═════ PROVIDED INFORMATION
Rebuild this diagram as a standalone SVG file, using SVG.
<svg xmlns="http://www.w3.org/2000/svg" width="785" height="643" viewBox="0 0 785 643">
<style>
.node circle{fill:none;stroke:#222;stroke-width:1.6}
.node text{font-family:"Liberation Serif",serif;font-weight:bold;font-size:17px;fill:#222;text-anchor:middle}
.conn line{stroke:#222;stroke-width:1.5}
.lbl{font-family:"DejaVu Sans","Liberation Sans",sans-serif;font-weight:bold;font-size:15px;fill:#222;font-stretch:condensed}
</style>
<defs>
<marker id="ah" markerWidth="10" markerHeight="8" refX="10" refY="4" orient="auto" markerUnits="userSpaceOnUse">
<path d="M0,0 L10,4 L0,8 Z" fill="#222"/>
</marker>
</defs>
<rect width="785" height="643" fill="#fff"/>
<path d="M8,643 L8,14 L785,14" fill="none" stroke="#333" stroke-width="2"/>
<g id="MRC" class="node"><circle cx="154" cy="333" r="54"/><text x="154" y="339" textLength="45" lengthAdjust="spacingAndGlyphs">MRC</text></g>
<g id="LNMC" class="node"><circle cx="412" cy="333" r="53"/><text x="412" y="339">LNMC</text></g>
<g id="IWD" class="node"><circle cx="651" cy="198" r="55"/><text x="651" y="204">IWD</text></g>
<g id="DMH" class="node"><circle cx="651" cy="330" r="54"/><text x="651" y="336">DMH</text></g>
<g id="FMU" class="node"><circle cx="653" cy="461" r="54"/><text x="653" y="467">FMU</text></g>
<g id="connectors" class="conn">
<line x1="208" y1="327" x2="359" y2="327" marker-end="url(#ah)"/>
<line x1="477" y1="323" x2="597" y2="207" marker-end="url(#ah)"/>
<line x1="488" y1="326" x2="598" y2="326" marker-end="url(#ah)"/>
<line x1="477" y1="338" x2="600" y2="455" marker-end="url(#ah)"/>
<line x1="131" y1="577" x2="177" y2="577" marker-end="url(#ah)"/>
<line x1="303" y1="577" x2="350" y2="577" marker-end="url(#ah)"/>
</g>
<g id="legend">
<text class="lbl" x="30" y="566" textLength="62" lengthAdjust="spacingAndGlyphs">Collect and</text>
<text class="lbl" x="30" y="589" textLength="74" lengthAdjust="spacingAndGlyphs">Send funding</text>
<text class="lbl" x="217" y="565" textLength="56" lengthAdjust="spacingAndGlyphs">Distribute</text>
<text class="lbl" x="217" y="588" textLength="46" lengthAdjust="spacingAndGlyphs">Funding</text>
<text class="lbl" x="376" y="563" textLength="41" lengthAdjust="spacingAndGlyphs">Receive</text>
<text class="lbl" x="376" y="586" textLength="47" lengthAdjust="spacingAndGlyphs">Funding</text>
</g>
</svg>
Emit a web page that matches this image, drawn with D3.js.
══════════
▸ CHALLENGE:
Write an exact transcription of every entry above.

▸ FULL OUTPUT:
Rebuild this diagram as a standalone SVG file, using SVG.
<svg xmlns="http://www.w3.org/2000/svg" width="785" height="643" viewBox="0 0 785 643">
<style>
.node circle{fill:none;stroke:#222;stroke-width:1.6}
.node text{font-family:"Liberation Serif",serif;font-weight:bold;font-size:17px;fill:#222;text-anchor:middle}
.conn line{stroke:#222;stroke-width:1.5}
.lbl{font-family:"DejaVu Sans","Liberation Sans",sans-serif;font-weight:bold;font-size:15px;fill:#222;font-stretch:condensed}
</style>
<defs>
<marker id="ah" markerWidth="10" markerHeight="8" refX="10" refY="4" orient="auto" markerUnits="userSpaceOnUse">
<path d="M0,0 L10,4 L0,8 Z" fill="#222"/>
</marker>
</defs>
<rect width="785" height="643" fill="#fff"/>
<path d="M8,643 L8,14 L785,14" fill="none" stroke="#333" stroke-width="2"/>
<g id="MRC" class="node"><circle cx="154" cy="333" r="54"/><text x="154" y="339" textLength="45" lengthAdjust="spacingAndGlyphs">MRC</text></g>
<g id="LNMC" class="node"><circle cx="412" cy="333" r="53"/><text x="412" y="339">LNMC</text></g>
<g id="IWD" class="node"><circle cx="651" cy="198" r="55"/><text x="651" y="204">IWD</text></g>
<g id="DMH" class="node"><circle cx="651" cy="330" r="54"/><text x="651" y="336">DMH</text></g>
<g id="FMU" class="node"><circle cx="653" cy="461" r="54"/><text x="653" y="467">FMU</text></g>
<g id="connectors" class="conn">
<line x1="208" y1="327" x2="359" y2="327" marker-end="url(#ah)"/>
<line x1="477" y1="323" x2="597" y2="207" marker-end="url(#ah)"/>
<line x1="488" y1="326" x2="598" y2="326" marker-end="url(#ah)"/>
<line x1="477" y1="338" x2="600" y2="455" marker-end="url(#ah)"/>
<line x1="131" y1="577" x2="177" y2="577" marker-end="url(#ah)"/>
<line x1="303" y1="577" x2="350" y2="577" marker-end="url(#ah)"/>
</g>
<g id="legend">
<text class="lbl" x="30" y="566" textLength="62" lengthAdjust="spacingAndGlyphs">Collect and</text>
<text class="lbl" x="30" y="589" textLength="74" lengthAdjust="spacingAndGlyphs">Send funding</text>
<text class="lbl" x="217" y="565" textLength="56" lengthAdjust="spacingAndGlyphs">Distribute</text>
<text class="lbl" x="217" y="588" textLength="46" lengthAdjust="spacingAndGlyphs">Funding</text>
<text class="lbl" x="376" y="563" textLength="41" lengthAdjust="spacingAndGlyphs">Receive</text>
<text class="lbl" x="376" y="586" textLength="47" lengthAdjust="spacingAndGlyphs">Funding</text>
</g>
</svg>
Emit a web page that matches this image, drawn with D3.js.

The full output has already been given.